Firmas

Treinta años no es nada

Hace treinta años, huir o disfrazarse eran los remedios para sobrevivir a Logroño (ciudad), tan pequeño que no salía en el mapa. Como último recurso quedaba un río al que arrojarse, desde el de Piedra o desde el de Hierro. Quienes echaban mano al disfraz terminaban por poner despacho en Los Navarros. Y la huida no era junto a Ali McGraw, sino con Martínez, el de la mañana o el de la tarde, y transbordo en Soria si Piqueras lo permitía; un autobús en el que se podía fumar y hasta porros nos echábamos, humo de libertad. (La otra opción, el TER de las tres, sólo estaba al alcance de políticos y empresarios).
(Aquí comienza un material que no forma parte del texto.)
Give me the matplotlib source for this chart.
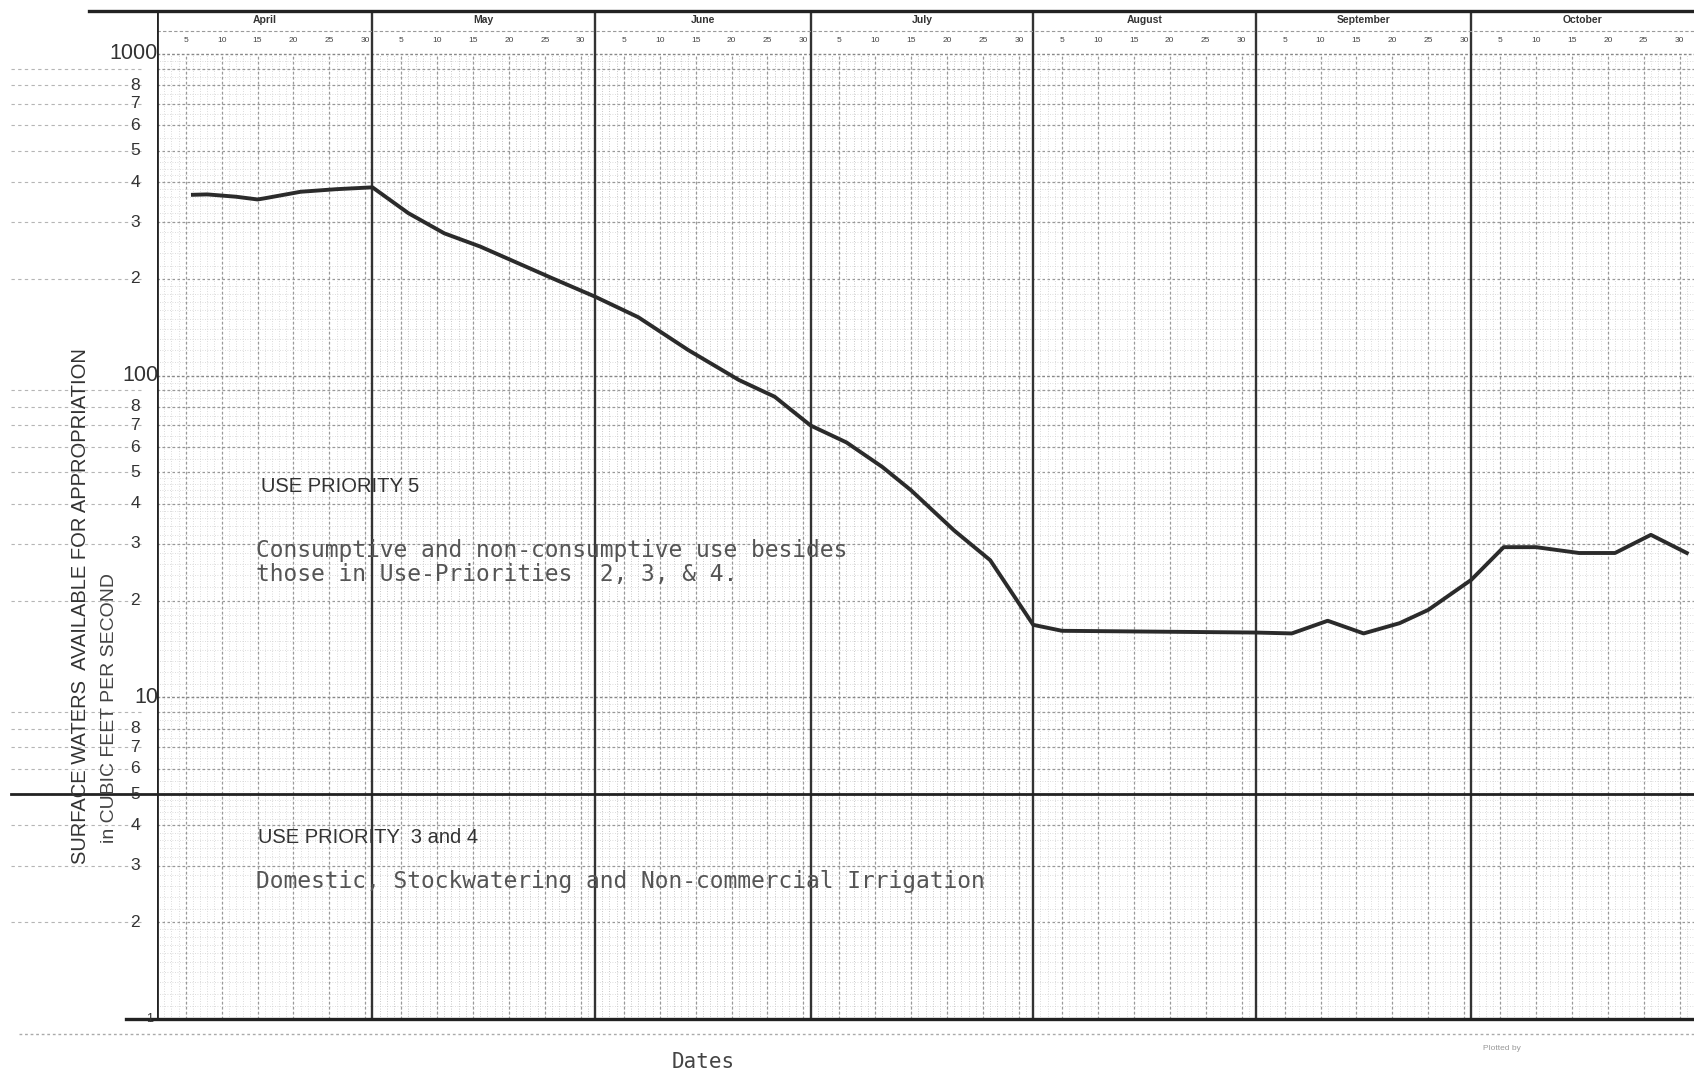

Huíamos de una juventud dividida entre los que echaban las tardes de sábado en el Cristal y los que las pasaban en el Dickens, con la calle Laurel y sus chatos de peleón a diez pesetas (a siete en El Soldado de Tudelilla) como punto de encuentro -transversalidad avant la lettre– generacional, económico y dipsómano. Huíamos de un otoño eterno en el que se apagaban los cines perfumados por Torino (juraría que hubo un tiempo en que sólo sobrevivió el Moderno, con sus sesiones de porno y sus anuncios de “Menforsán”) y no había más teatro que el Argentino, entre el Tren de la Bruja y los autos de choque Miami, por San Mateo y San Bernabé. Huíamos de un murmullo provinciano sin otra música que el pan y circo municipal en fiestas, Miguel Ríos y Ramoncín dando por el saco, y aquel Iberpop como regalo de Reyes Magos que, nos enteraríamos más tarde, no existen porque son los padres.
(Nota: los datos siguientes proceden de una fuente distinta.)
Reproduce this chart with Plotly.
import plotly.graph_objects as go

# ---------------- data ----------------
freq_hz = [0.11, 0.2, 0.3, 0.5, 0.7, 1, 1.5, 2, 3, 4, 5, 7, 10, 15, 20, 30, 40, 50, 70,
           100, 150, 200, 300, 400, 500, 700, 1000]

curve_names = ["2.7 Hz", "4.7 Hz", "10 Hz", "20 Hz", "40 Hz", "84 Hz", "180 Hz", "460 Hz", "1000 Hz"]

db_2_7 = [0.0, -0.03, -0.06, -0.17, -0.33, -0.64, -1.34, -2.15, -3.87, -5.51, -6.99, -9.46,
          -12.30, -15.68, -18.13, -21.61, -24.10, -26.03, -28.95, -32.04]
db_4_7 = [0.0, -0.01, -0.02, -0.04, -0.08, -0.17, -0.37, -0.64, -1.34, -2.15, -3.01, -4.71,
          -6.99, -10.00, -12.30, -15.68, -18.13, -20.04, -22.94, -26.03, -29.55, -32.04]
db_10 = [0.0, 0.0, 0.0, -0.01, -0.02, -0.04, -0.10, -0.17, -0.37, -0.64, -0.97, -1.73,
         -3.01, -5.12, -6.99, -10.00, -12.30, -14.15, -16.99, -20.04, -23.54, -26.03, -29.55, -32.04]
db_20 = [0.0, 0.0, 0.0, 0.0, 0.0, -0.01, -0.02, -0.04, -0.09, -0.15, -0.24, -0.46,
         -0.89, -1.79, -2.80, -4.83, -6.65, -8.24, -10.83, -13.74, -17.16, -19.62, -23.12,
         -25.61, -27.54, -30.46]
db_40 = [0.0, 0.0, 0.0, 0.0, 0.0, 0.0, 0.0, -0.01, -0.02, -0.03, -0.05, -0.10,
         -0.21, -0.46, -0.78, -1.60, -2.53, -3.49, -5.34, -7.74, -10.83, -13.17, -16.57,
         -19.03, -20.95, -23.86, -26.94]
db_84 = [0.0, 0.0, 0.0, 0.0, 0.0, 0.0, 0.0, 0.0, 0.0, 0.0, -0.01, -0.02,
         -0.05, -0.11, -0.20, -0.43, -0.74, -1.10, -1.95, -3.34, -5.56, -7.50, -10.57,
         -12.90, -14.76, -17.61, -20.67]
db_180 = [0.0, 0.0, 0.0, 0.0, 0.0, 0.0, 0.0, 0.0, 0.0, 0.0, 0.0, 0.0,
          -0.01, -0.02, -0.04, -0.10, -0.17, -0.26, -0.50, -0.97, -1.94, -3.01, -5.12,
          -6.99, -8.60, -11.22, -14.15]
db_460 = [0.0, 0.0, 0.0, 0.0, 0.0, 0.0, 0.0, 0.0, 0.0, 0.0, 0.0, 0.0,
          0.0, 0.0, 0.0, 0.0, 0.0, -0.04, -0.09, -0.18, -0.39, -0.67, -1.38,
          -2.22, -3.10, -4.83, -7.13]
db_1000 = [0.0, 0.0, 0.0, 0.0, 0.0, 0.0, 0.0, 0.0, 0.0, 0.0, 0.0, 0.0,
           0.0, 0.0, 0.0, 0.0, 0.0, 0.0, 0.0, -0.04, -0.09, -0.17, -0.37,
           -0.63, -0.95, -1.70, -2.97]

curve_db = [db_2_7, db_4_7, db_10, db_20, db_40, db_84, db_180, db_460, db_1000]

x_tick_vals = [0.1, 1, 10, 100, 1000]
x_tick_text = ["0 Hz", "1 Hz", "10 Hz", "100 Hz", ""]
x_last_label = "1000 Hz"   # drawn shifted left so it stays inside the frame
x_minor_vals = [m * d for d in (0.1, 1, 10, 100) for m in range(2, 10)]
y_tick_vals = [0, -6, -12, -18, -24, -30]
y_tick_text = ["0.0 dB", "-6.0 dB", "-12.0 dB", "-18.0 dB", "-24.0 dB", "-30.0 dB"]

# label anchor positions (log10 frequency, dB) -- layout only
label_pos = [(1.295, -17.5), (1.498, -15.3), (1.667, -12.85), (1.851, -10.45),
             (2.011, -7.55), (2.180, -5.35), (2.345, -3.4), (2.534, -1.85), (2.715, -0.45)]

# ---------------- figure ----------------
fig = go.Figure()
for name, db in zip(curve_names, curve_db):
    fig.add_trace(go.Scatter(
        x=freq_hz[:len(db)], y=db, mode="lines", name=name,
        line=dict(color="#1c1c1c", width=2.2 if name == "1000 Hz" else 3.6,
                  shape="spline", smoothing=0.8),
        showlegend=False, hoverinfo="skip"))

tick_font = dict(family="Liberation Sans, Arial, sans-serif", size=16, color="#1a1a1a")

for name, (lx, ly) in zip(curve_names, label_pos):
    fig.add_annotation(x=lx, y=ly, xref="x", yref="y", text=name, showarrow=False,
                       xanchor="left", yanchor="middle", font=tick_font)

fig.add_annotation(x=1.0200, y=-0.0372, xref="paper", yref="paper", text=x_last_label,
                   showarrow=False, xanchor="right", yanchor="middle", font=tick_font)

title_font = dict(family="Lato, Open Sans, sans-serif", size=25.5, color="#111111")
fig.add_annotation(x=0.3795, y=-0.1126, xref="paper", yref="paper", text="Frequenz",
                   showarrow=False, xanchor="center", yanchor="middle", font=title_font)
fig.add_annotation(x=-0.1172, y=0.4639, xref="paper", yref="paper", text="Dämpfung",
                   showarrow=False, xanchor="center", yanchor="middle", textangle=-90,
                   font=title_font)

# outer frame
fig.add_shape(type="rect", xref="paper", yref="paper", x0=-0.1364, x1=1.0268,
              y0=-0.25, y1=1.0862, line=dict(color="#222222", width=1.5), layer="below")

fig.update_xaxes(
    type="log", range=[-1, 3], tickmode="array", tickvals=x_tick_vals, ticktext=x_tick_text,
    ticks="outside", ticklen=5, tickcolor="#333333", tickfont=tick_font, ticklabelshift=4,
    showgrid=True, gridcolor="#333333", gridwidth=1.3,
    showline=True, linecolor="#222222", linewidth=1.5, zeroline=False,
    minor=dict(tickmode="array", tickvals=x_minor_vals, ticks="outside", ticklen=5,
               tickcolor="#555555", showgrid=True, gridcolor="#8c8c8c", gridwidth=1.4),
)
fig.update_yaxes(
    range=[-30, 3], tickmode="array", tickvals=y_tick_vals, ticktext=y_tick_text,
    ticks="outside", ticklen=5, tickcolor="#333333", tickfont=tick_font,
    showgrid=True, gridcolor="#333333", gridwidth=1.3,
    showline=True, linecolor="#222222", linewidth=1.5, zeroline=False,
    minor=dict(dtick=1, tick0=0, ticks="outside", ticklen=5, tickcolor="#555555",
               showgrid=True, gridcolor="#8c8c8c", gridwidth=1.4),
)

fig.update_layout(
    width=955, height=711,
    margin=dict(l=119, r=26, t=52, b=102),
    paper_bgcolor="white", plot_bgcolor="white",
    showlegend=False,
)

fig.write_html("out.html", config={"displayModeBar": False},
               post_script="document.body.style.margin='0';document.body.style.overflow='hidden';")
Apenas el Club Deportivo Logroñés recién ascendido a Segunda, pero con ademanes de Primera, nos daba una alegría quincenal en el viejo Las Gaunas, con su añejo aroma a “Farias” y su sabor a coñac barato y “skysoles”. “Si Madrid me mata, Logroño me descojona”, largábamos tan ufanos. Y así, muertos de risa y con un ejemplar de “Calle Mayor” bajo el brazo para no parecer tan de pueblo, hicimos el petate y pusimos tierra y lustros de por medio.

Que veinte años no es nada, dice el tango. Pues treinta son una barbaridad, no me vengan con milongas. Con la Universidad a tope, hoy nadie huye; y si alguien se disfraza es porque ha llegado Carnaval. Al Ebro le han salido un par de nuevos puentes y en la confluencia de Marqués de Vallejo y San Juan ahora hay un gastrobar o una vinoteca, no estoy muy seguro: una de esas cosas modernas. Los autobuses -veinte al día- disponen de internet, pantalla de vídeo individual, mingitorio y una amable señorita que sirve el papeo. Piqueras ya no es puerto, sino túnel, y eso que ni siquiera nieva como antes. Y la nueva estación de trenes no la pisan políticos y empresarios, pues viajan a Madrid en avión, tan ricamente. Lo de fumar se ha terminado en todas partes, eso sí.

El Bretón resurgió literalmente de sus cenizas y el día que no canta el Orfeón Donostiarra es porque Javier Cámara o Pepe Viyuela presentan un monólogo. Varios multicines ofrecen “día del espectador” y la vieja perfumería de Portales es un bazar oriental, mientras en la calle Mayor se confunde la música ratonera de varias actuaciones en directo. Pena que el Logroñés ya no chuta que chuta que chuta y Las Gaunas sea hoy un estadio de Primera para un equipo de Tercera: fútbol es fútbol, ya saben.

Que Logroño lo conoce hasta el Papa y es la mejor ciudad del mundo para vivir nadie lo pone en duda: No tienen más que preguntárselo a cualquier logroñés (son fáciles de distinguir por la habilidad con la que entran y salen de las rotondas). Y si, al caminar por sus calles, pisan una mierda de perro o les atropella una bicicleta, tengan paciencia: nuestras autoridades están trabajando en ello.